TASK BRIEF:
In the records below, find the line that contains "Rebuild this diagram" and the line that contains "(title) at (-0.04,0.08)"; write out exactly those two lines and everything between them, without the pictures.
========
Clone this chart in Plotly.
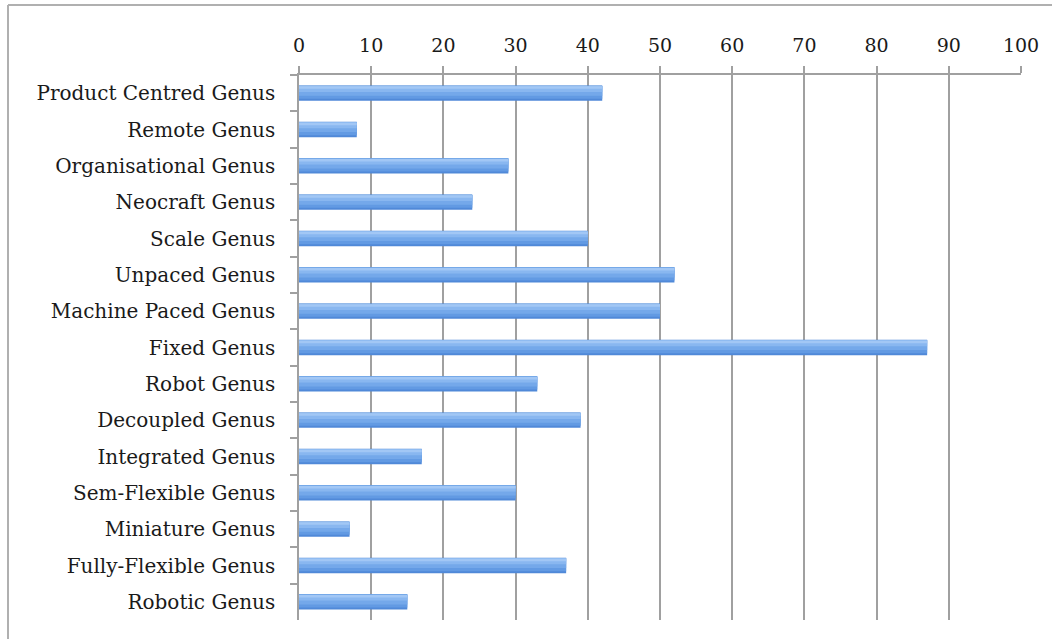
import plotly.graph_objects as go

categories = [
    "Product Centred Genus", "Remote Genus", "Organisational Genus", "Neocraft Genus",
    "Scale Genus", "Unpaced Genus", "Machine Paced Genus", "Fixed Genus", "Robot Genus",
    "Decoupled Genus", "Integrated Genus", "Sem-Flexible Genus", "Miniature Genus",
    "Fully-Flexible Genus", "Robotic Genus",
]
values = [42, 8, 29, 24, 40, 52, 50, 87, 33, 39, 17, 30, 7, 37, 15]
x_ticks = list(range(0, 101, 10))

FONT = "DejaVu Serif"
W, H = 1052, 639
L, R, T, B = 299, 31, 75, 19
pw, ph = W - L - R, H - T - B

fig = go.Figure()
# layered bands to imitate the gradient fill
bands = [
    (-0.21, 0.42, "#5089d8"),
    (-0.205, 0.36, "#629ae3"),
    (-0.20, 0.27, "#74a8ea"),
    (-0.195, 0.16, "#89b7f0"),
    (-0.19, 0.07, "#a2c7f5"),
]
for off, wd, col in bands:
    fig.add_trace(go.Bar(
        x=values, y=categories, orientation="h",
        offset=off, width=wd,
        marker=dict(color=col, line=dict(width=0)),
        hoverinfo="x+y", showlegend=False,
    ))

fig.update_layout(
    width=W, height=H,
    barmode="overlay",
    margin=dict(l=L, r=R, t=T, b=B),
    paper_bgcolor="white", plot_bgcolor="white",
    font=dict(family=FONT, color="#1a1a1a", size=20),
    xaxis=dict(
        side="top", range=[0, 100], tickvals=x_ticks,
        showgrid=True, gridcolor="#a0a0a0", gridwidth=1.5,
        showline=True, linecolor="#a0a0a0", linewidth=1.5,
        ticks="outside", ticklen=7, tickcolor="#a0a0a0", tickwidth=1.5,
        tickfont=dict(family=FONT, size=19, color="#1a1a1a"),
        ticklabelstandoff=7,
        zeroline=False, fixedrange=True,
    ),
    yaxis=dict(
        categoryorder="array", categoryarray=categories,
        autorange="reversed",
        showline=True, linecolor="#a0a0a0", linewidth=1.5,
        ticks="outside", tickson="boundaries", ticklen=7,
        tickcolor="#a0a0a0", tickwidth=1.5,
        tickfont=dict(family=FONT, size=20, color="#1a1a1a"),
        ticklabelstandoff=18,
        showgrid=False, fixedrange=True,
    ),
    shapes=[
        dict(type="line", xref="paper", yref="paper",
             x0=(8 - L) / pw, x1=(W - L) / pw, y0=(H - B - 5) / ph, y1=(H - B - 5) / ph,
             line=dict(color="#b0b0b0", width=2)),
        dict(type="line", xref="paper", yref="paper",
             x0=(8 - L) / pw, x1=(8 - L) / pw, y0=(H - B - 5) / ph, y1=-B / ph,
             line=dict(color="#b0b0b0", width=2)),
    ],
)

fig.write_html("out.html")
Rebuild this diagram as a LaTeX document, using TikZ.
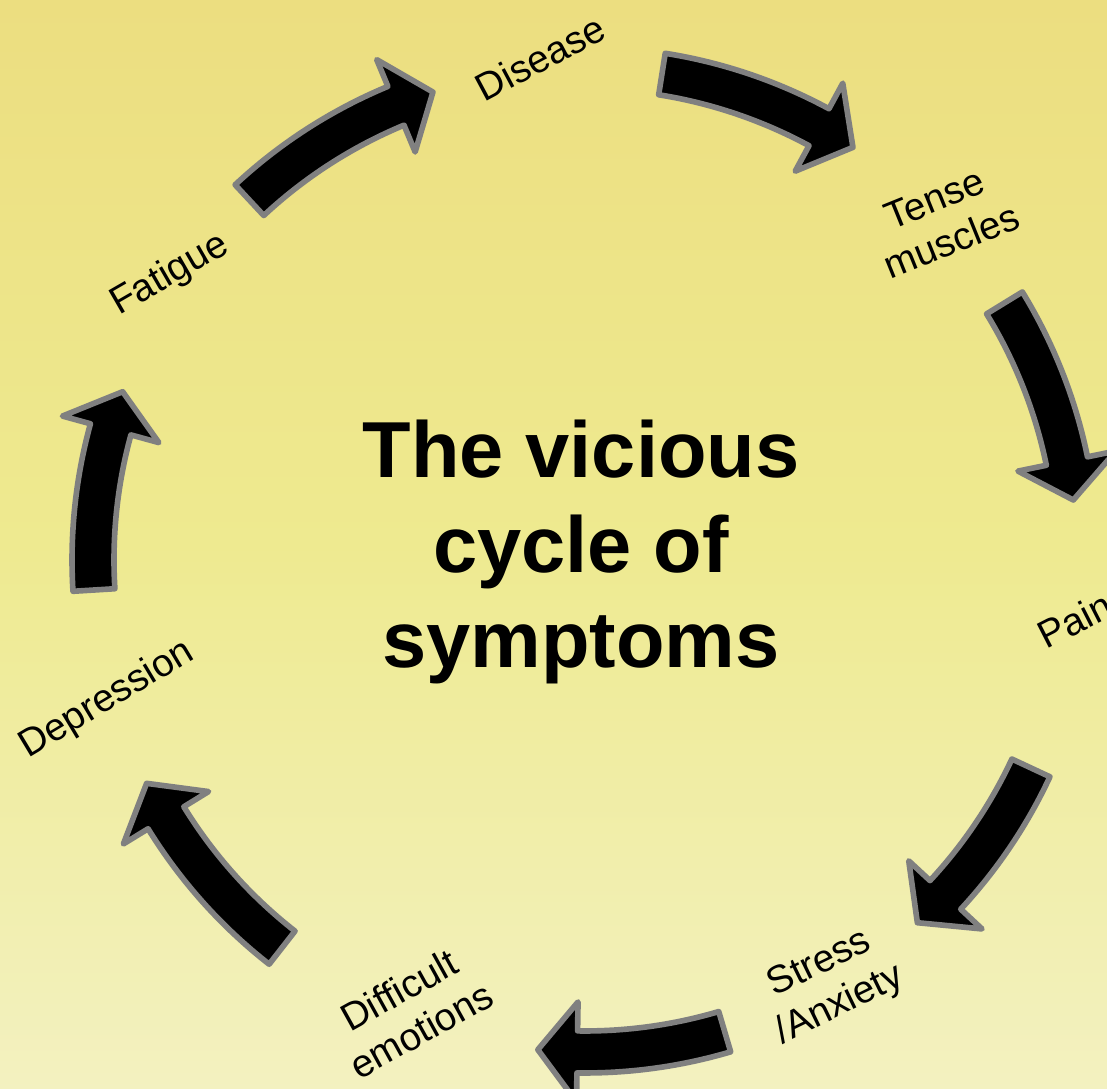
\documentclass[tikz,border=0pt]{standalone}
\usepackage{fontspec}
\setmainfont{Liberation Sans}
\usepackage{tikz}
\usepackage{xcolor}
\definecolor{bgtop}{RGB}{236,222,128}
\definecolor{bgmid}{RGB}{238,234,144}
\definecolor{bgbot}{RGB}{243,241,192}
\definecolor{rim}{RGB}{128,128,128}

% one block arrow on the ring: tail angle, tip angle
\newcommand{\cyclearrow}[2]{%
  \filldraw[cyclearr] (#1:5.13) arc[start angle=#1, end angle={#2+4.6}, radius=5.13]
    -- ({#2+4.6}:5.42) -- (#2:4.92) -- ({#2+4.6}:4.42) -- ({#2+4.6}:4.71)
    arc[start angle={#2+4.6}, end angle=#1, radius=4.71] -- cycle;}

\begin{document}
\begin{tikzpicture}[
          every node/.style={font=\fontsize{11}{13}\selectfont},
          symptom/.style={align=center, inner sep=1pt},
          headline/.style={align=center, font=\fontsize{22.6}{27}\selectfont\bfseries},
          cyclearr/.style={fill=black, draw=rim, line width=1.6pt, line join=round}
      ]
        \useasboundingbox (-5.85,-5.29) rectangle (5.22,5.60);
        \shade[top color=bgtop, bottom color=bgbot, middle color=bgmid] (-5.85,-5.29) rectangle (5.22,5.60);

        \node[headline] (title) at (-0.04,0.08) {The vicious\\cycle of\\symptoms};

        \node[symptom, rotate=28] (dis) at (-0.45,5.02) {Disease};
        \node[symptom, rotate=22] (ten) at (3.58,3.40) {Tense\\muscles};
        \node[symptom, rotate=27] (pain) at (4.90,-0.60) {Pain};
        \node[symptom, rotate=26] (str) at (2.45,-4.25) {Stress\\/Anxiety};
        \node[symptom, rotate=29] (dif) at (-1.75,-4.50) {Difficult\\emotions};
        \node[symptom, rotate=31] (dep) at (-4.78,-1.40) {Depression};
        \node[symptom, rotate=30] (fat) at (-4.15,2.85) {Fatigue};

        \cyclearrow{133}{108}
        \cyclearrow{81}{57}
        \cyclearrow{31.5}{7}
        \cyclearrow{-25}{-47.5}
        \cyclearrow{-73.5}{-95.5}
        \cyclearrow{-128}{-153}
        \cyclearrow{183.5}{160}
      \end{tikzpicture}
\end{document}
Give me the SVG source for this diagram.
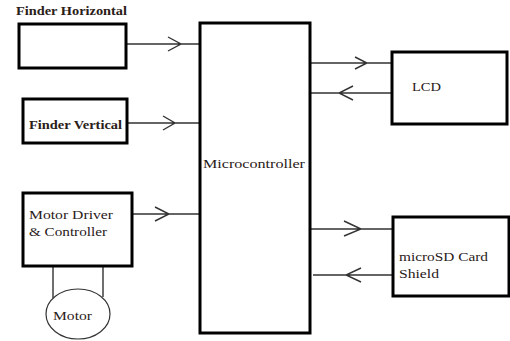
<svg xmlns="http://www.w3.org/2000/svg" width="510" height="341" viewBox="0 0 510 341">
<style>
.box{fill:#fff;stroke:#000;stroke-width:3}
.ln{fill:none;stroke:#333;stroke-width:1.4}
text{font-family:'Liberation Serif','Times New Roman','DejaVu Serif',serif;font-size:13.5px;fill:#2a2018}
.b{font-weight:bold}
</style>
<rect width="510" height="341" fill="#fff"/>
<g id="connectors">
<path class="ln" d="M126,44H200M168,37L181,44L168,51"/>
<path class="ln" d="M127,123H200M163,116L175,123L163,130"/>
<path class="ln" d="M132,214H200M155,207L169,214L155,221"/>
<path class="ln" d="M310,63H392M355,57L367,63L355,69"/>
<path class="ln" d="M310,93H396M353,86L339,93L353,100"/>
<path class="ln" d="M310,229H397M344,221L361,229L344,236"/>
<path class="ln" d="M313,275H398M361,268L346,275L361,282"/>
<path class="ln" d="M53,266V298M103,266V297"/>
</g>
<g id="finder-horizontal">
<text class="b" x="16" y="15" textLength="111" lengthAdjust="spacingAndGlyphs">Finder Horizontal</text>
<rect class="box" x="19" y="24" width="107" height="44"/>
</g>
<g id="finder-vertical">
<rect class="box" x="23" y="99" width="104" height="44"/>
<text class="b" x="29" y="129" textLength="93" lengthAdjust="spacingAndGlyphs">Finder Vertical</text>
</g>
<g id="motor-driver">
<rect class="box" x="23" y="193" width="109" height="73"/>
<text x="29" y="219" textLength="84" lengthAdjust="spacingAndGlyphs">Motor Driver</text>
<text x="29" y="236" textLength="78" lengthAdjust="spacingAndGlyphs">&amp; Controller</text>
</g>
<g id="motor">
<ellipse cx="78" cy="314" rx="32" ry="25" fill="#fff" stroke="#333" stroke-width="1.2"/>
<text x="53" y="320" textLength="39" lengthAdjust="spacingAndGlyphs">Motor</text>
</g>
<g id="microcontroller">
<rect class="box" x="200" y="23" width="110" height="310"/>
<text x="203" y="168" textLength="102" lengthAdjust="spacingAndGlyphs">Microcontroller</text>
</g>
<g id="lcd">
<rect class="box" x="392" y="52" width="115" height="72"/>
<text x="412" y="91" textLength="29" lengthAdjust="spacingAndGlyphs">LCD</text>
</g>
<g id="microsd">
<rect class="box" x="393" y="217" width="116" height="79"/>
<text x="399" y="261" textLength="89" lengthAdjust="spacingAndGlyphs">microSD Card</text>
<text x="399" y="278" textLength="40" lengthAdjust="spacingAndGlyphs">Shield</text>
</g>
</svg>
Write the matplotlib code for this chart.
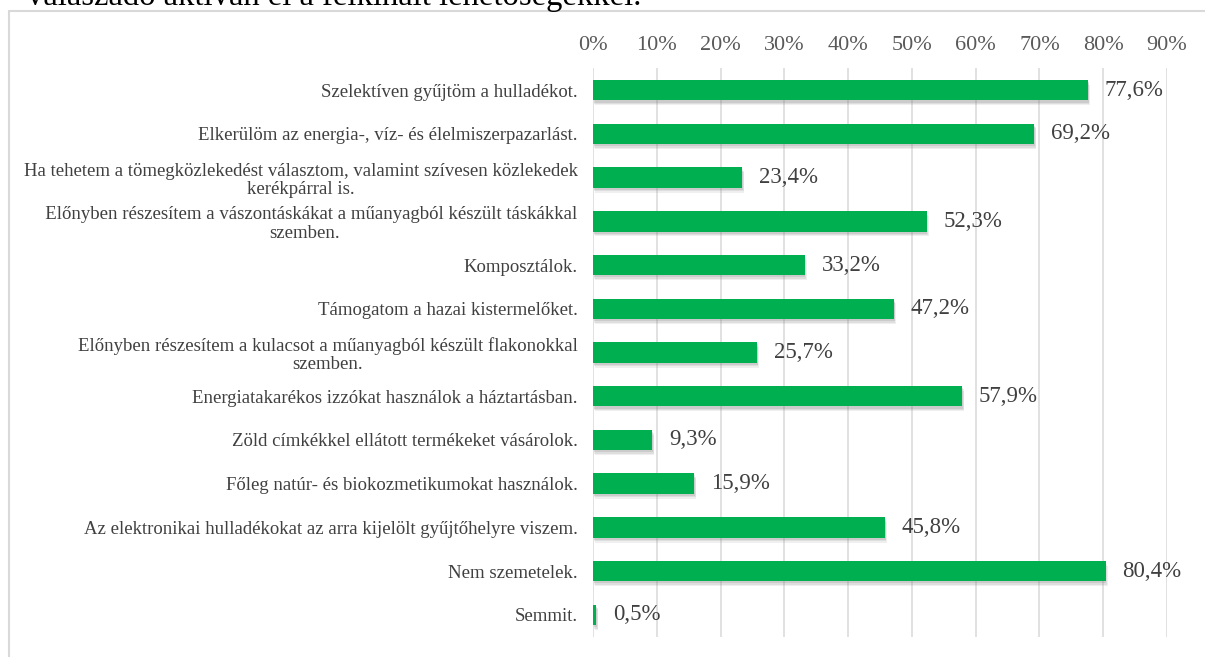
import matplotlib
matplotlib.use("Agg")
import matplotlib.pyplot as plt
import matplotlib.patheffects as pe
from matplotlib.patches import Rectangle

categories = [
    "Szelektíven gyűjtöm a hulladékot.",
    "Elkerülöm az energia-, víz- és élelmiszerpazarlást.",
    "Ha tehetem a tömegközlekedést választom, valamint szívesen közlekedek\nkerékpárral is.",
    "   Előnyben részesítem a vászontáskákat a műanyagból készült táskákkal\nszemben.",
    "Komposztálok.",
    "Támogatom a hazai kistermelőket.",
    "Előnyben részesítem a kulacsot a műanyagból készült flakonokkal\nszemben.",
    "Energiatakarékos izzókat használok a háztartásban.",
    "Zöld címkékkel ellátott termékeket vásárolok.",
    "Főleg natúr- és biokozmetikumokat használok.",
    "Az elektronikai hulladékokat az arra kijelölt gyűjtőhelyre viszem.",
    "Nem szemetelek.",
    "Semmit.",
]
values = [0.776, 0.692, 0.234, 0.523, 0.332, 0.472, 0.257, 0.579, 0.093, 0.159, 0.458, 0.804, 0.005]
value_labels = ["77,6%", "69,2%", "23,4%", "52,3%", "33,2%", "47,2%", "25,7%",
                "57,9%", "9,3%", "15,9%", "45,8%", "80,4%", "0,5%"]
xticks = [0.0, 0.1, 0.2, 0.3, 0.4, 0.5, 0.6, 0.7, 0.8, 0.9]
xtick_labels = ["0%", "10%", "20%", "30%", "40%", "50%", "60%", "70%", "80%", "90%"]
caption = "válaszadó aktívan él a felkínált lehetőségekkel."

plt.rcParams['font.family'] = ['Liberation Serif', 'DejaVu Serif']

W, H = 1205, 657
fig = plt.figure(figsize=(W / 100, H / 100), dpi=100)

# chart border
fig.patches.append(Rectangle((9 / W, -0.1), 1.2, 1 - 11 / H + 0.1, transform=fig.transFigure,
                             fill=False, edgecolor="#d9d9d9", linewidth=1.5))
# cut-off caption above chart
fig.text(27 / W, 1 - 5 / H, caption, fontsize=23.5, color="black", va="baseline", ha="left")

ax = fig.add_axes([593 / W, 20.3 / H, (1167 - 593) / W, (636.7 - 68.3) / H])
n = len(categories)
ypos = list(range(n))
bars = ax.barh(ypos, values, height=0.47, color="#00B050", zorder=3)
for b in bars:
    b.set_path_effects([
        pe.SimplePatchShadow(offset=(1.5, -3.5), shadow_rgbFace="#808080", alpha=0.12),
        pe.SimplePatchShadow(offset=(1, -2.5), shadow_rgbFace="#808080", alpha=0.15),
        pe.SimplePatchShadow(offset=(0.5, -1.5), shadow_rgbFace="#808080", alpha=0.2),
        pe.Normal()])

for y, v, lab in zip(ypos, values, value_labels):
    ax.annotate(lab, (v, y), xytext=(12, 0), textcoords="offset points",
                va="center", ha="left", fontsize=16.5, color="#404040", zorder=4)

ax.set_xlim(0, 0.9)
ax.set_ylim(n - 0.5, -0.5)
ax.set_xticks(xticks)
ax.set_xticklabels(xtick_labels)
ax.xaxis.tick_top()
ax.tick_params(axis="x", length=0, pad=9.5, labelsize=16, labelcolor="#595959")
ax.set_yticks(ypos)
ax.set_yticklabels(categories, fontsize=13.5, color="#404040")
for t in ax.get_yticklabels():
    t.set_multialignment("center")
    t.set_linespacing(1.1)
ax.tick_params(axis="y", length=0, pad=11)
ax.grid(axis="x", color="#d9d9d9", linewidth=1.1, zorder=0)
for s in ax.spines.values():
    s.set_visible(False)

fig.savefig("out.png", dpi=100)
========
ANSWER TO THIS PROBLEM:
Rebuild this diagram as a LaTeX document, using TikZ.
\documentclass[tikz,border=0pt]{standalone}
\usepackage{fontspec}
\setmainfont{Liberation Sans}
\usepackage{tikz}
\usepackage{xcolor}
\definecolor{bgtop}{RGB}{236,222,128}
\definecolor{bgmid}{RGB}{238,234,144}
\definecolor{bgbot}{RGB}{243,241,192}
\definecolor{rim}{RGB}{128,128,128}

% one block arrow on the ring: tail angle, tip angle
\newcommand{\cyclearrow}[2]{%
  \filldraw[cyclearr] (#1:5.13) arc[start angle=#1, end angle={#2+4.6}, radius=5.13]
    -- ({#2+4.6}:5.42) -- (#2:4.92) -- ({#2+4.6}:4.42) -- ({#2+4.6}:4.71)
    arc[start angle={#2+4.6}, end angle=#1, radius=4.71] -- cycle;}

\begin{document}
\begin{tikzpicture}[
          every node/.style={font=\fontsize{11}{13}\selectfont},
          symptom/.style={align=center, inner sep=1pt},
          headline/.style={align=center, font=\fontsize{22.6}{27}\selectfont\bfseries},
          cyclearr/.style={fill=black, draw=rim, line width=1.6pt, line join=round}
      ]
        \useasboundingbox (-5.85,-5.29) rectangle (5.22,5.60);
        \shade[top color=bgtop, bottom color=bgbot, middle color=bgmid] (-5.85,-5.29) rectangle (5.22,5.60);

        \node[headline] (title) at (-0.04,0.08) {The vicious\\cycle of\\symptoms};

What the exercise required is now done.